Probable cause to search premises is established when a sufficient basis of fact exists to permit a reasonably prudent *275 person to believe that a search of those premises will uncover evidence of a crime. Esquerdo v. State, 640 N.E.2d at 1029. The warrant statute, Indiana Code section 35-33-5-2, specifies the minimum information necessary to establish probable cause. Id. Its provisions require a particular description of either (A) the house or place to be searched and the things to be searched for; or (B) the person to be arrested. IND.CODE § 35-33-5-2(a). When the supporting affidavit is based on hearsay, the affidavit must either: (1) contain reliable information establishing the credibility of the source and declarants and establishing a factual basis for the information furnished; or (2) contain information that establishes that the totality of the circumstances corroborates the hearsay. IND. CODE § 35-33-5-2(b).
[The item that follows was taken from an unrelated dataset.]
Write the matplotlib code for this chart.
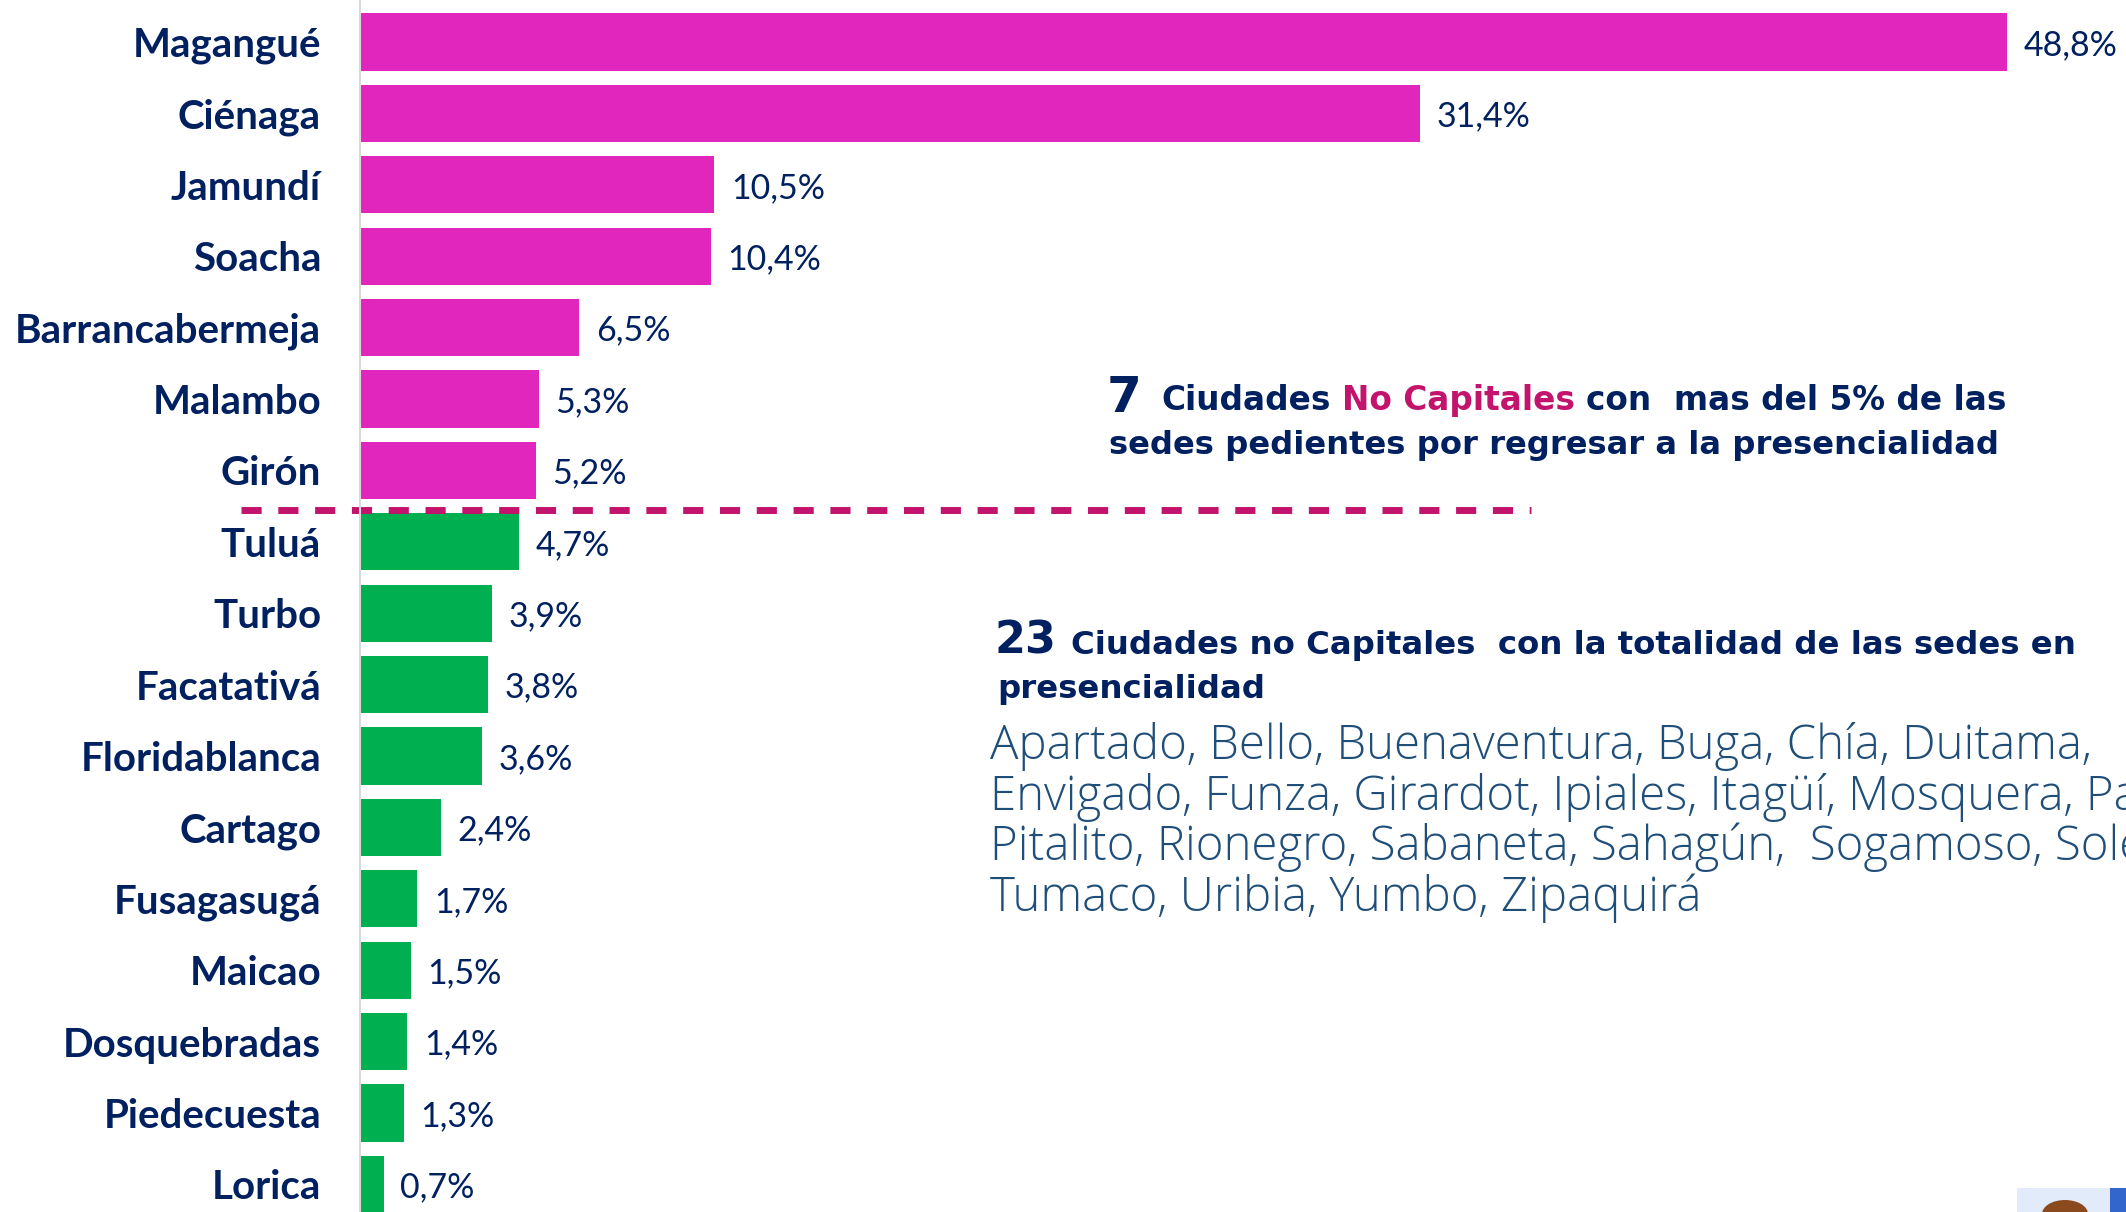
import matplotlib
matplotlib.use("Agg")
import matplotlib.pyplot as plt
from matplotlib.patches import Rectangle, Ellipse

# datos
ciudades = ["Magangué", "Ciénaga", "Jamundí", "Soacha", "Barrancabermeja", "Malambo", "Girón",
            "Tuluá", "Turbo", "Facatativá", "Floridablanca", "Cartago", "Fusagasugá", "Maicao",
            "Dosquebradas", "Piedecuesta", "Lorica"]
porcentajes = [48.8, 31.4, 10.5, 10.4, 6.5, 5.3, 5.2,
               4.7, 3.9, 3.8, 3.6, 2.4, 1.7, 1.5, 1.4, 1.3, 0.7]
n_pendientes = 7
etiquetas = [("%.1f%%" % v).replace(".", ",") for v in porcentajes]

titulo1_num = "7"
titulo1 = ["Ciudades", "No Capitales", "con  mas del 5% de las"]
titulo1_l2 = "sedes pedientes por regresar a la presencialidad"
titulo2_num = "23"
titulo2 = "Ciudades no Capitales  con la totalidad de las sedes en"
titulo2_l2 = "presencialidad"
otras = ["Apartado, Bello, Buenaventura, Buga, Chía, Duitama,",
         "Envigado, Funza, Girardot, Ipiales, Itagüí, Mosquera, Palmira,",
         "Pitalito, Rionegro, Sabaneta, Sahagún,  Sogamoso, Soledad,",
         "Tumaco, Uribia, Yumbo, Zipaquirá"]

ROSA = "#E026BC"
VERDE = "#00B050"
NAVY = "#002060"
FUCSIA = "#C2146C"
AZUL = "#1F4E79"

W, H = 2126, 1212
fig = plt.figure(figsize=(W / 100, H / 100), dpi=100)
fig.patch.set_facecolor("white")
renderer = fig.canvas.get_renderer()

# ---- barras
x0 = 360
px_por_pct = 33.75
ax = fig.add_axes([x0 / W, 0, (W - x0) / W, 1])
colores = [ROSA] * n_pendientes + [VERDE] * (len(ciudades) - n_pendientes)
pos = list(range(len(ciudades)))
ax.barh(pos, porcentajes, height=0.8, color=colores)
ax.set_xlim(0, (W - x0) / px_por_pct)
ax.set_ylim((H - 42) / 71.4, -42 / 71.4)
for s in ["top", "right", "bottom"]:
    ax.spines[s].set_visible(False)
ax.spines["left"].set_color("#D9D9D9")
ax.spines["left"].set_linewidth(1.5)
ax.set_xticks([])
ax.set_yticks(pos)
ax.set_yticklabels(ciudades, family=["Lato", "DejaVu Sans"], fontweight="bold",
                   fontsize=29, color=NAVY)
ax.tick_params(axis="y", length=0, pad=28)
for p, v, e in zip(pos, porcentajes, etiquetas):
    ax.annotate(e, (v, p), xytext=(12, 0), textcoords="offset points", va="center_baseline",
                ha="left", fontsize=24.5, color=NAVY, family=["Lato", "DejaVu Sans"],
                annotation_clip=False)

# linea de corte
ax.plot([-3.53, 34.7], [6.55, 6.55], color=FUCSIA, lw=5, dashes=(2.9, 2.4),
        clip_on=False, solid_capstyle="butt", dash_capstyle="butt")


def ancho(texto, size, family, weight):
    t = fig.text(0, 0, texto, fontsize=size, family=family, fontweight=weight)
    w = t.get_window_extent(renderer).width
    t.remove()
    return w


def ajustar(texto, objetivo, family, weight):
    return 20 * objetivo / ancho(texto, 20, family, weight)


def poner(x, y, texto, size, color, family, weight):
    fig.text(x / W, 1 - y / H, texto, fontsize=size, color=color, family=family,
             fontweight=weight, ha="left", va="baseline")
    return x + ancho(texto, size, family, weight)


FAM_T = ["DejaVu Sans"]
FAM_L = ["Open Sans", "Lato", "DejaVu Sans"]

# ---- titulo 1
poner(1107, 412, titulo1_num, 36, NAVY, FAM_T, "bold")
s1 = ajustar(" ".join(titulo1), 2007 - 1161, FAM_T, "bold")
esp = ancho("a a", s1, FAM_T, "bold") - ancho("aa", s1, FAM_T, "bold")
x = 1161
for parte, col in zip(titulo1, [NAVY, FUCSIA, NAVY]):
    x = poner(x, 410, parte, s1, col, FAM_T, "bold") + esp
poner(1109, 454, titulo1_l2, s1 * 0.985, NAVY, FAM_T, "bold")

# ---- titulo 2
x = poner(995, 654, titulo2_num, 32, NAVY, FAM_T, "bold") + 14
s2 = ajustar(titulo2, 2075 - x, FAM_T, "bold")
poner(x, 654, titulo2, s2, NAVY, FAM_T, "bold")
poner(997, 698, titulo2_l2, s2, NAVY, FAM_T, "bold")

# ---- lista de ciudades
s3 = ajustar(otras[0], 1105, FAM_L, "light")
for i, linea in enumerate(otras):
    poner(990, 759 + 50.7 * i, linea, s3, AZUL, FAM_L, "light")

# ---- fragmento de logo en la esquina
fig.patches.append(Rectangle((2017 / W, 0), 93 / W, 24 / H, transform=fig.transFigure,
                             facecolor="#E1EBFA", edgecolor="none"))
fig.patches.append(Rectangle((2110 / W, 0), 16 / W, 24 / H, transform=fig.transFigure,
                             facecolor="#3366CC", edgecolor="none"))
fig.patches.append(Ellipse((2065 / W, -2 / H), 46 / W, 28 / H, transform=fig.transFigure,
                           facecolor="#8B4A1E", edgecolor="none"))

fig.savefig("out.png", dpi=100)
Sisk does not claim either that the warrant failed to describe the premises with particularity or that the credibility of C.I. was suspect. Rather, Sisk claims that Detective Forrest's insertion of the name "Antonio Hardin" without photographic verification by the C.I. tainted the probable cause determination and invalidated the warrant. We disagree.
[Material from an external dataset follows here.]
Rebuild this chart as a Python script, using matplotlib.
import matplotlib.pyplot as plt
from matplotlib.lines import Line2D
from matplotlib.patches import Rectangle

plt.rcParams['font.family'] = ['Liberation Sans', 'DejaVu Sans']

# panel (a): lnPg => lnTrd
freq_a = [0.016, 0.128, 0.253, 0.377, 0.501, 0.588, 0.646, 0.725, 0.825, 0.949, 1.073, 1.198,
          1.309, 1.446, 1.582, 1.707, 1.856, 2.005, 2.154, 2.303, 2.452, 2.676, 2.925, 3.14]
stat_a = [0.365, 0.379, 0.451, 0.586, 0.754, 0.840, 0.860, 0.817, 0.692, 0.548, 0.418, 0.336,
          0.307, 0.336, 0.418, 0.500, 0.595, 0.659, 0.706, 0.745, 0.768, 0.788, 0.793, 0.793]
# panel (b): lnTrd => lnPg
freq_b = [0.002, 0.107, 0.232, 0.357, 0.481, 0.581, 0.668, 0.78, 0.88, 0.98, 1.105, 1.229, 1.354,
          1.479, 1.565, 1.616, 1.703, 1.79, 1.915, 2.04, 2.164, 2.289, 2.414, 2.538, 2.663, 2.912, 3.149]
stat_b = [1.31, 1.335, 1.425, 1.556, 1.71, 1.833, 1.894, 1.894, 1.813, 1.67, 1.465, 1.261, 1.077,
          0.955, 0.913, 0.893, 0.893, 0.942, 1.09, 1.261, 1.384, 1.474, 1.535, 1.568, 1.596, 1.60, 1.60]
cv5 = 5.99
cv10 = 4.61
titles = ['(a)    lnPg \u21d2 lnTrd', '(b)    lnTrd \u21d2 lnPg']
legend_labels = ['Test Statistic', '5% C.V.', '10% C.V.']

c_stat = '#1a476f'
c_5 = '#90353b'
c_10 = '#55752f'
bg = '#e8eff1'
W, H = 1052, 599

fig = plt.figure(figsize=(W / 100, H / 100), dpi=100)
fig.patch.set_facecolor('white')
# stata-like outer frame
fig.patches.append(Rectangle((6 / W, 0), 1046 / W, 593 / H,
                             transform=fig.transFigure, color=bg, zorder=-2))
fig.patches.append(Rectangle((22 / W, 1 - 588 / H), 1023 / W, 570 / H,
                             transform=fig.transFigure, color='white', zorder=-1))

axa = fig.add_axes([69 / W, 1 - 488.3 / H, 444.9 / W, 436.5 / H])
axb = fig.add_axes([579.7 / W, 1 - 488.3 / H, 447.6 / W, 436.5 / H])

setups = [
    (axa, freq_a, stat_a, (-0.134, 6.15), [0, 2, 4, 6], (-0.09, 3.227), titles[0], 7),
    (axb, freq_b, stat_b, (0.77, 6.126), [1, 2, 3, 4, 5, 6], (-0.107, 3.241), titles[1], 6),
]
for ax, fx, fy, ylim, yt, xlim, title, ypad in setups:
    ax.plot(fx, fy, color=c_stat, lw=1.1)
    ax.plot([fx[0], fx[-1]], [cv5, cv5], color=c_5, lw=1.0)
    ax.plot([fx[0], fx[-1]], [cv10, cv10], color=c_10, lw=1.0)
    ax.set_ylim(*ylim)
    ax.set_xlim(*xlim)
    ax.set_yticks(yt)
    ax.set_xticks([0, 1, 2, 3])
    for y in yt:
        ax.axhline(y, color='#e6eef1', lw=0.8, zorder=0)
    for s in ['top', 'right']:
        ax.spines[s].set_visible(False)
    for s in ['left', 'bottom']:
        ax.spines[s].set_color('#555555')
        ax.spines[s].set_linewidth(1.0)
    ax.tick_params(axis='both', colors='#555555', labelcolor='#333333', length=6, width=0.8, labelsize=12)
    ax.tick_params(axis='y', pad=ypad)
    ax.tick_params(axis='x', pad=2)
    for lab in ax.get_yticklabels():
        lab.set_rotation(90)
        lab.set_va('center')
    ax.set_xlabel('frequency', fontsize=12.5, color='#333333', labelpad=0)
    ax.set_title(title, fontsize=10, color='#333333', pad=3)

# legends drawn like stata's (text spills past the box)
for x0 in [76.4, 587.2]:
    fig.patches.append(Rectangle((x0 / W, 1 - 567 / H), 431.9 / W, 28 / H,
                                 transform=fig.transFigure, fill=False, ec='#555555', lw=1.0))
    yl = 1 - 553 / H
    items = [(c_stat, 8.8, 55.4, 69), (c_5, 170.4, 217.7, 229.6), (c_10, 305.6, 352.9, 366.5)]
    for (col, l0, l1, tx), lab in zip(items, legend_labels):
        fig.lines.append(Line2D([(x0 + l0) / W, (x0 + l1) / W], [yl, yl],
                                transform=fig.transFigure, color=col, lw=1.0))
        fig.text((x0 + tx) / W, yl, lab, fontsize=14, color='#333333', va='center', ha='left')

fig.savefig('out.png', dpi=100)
In Snedegar v. State, 198 Ind. 182, 150 N.E. 367 (1926), our Supreme Court held that a search warrant was not invalid or the ensuing search illegal because the warrant wrongly named the owner of the premises as the owner of a distilling apparatus. The Court stated, in pertinent part, as follows:
[A]lthough there was a mistake in naming the person in possession of the things to be seized, such mistake will not invalidate the warrant or render illegal the search, for it is the certainty of place and the specific articles there possessed which are the vital elements of a valid search warrant.... Naming the person in possession, as was done in this case, may be treated as information for locating the place. In short, the sole purpose of a search warrant is the discovery, at a particular place, and seizure by the officer charged with its enforcement, of specific articles which constitute or contain evidence of crime.
Id. at 368 (internal citation omitted).
Here, the place to be searched was described by address and by its physical appearance. The items to be seized were clearly specified. The authorization to search the person of "Antonio Hardin" granted by the challenged warrant did not thereby grant the officers unbridled discretion to conduct a general exploratory search prohibited by the Fourth Amendment. See Warren v. State, 760 N.E.2d 608, 610 (Ind.2002). The officers were authorized to search the premises and curtilage of 1125 N. Winfield Avenue and to seize cocaine and related items. They conducted their search accordingly. Sisk was not arrested due to misapprehension that he was Antonio Hardin.[1]
Conclusion
In light of the foregoing, the trial court did not err in denying the motion to suppress.
Affirmed.
ROBB, J., and BARNES, J., concur.
NOTES
[1] The State has alternatively argued on appeal that Sisk was not seized pursuant to the warrant for the search of 1125 N. Winfield, but rather was detained on a Terry stop, and thus the validity of the warrant is irrelevant. See Terry v. Ohio, 392 U.S. 1, 88 S.Ct. 1868, 20 L.Ed.2d 889 (1968). We need not address this argument on the merits, as it was not raised in the trial court.